Readjusting After the Slap
Aye Sophia-Istanbul |
When something is "too good to be true" we're warned to question the part about it being true. We're told to weigh the reality against the fantasy and take another look. Maybe even pinch ourselves. It's easy to do with scam offers I see on t.v. or when there is a sale at an expensive boutique. Even when a real estate sign is stuck in the ground next to a gorgeous wooded lot.
It can be a little harder when sentiment or emotion comes forward and pushes aside reason and common sense. It's hard to believe things can be too "in the clouds" when I believe in karma and a spiritual world controlling some of the puppet strings attached to us. Often I see things that "work out for the best", "are meant to be", "are pure luck" or when "someone up there is looking out for me".
So, when my new apartment had amazing, promising rainbows radiating from it, I fell. I fell for the beautiful turret with windows that let the sun streaming through. I fell for the porch overlooking Spring Street, with a side-glance view of Lake Huron in the distance. I fell for the amazing location. Close to Mom. Close enough to walk over for a cup of coffee in the morning. Close enough to say goodnight in the dark and walk across the back yard and see the light on the porch to my apartment.

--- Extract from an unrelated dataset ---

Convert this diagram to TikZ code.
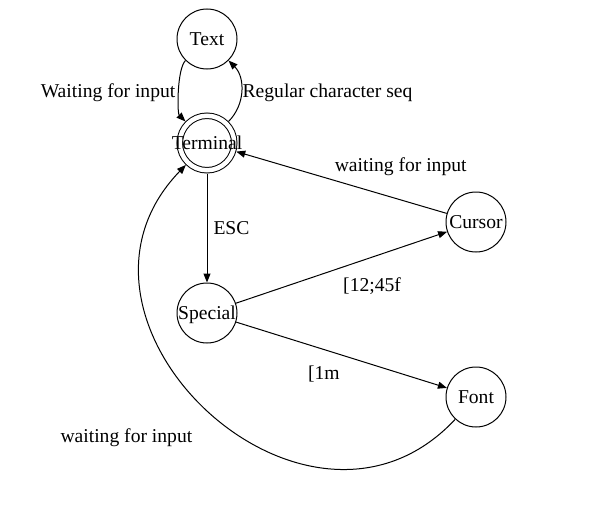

I pushed away the warning signs that were there. My Stain-glass-eyes saw more of the blues, reds and yellows and didn't allow enough light to shine in. I didn't get a good look past the colors. I've been making a habit of not getting after myself for my mistakes. Usually the consequences of my choices are enough of a reprimand. I don't have to punish myself twice. I like myself more now and appreciate my gifts. When those gifts become detrimental to my goals I have to readjust my goals and take the slap across the face that failure gives.
Does insecurity and weakness creep in? Only when I dwell on the negative. When I settle back into the person I was before. The person who questions everything she is passionate about. The person who ridicules herself for being human. The woman who questions what she believes as true before she'd questions the motives and beliefs of others. The lady who infrequently uses positive strokes on herself. The person who is terrified of being rejected and ridiculed for being herself. It's a scary, lonely, thin-walled place to be. I can hear voices on the outside, the wind threatening to blow in the walls, and the dark and cold trying to penetrate every little crack leading inside.
I prefer to turn myself around quickly if I step foot in that place. I hold back my panic and get out of there as fast as I can before the door slams shuts, locking me in. Usually when I am able to turn myself around I see through the stain glass at a different angle. It gives me the edge I need to keep moving forward even if it is a direction with new street names and landmarks to learn.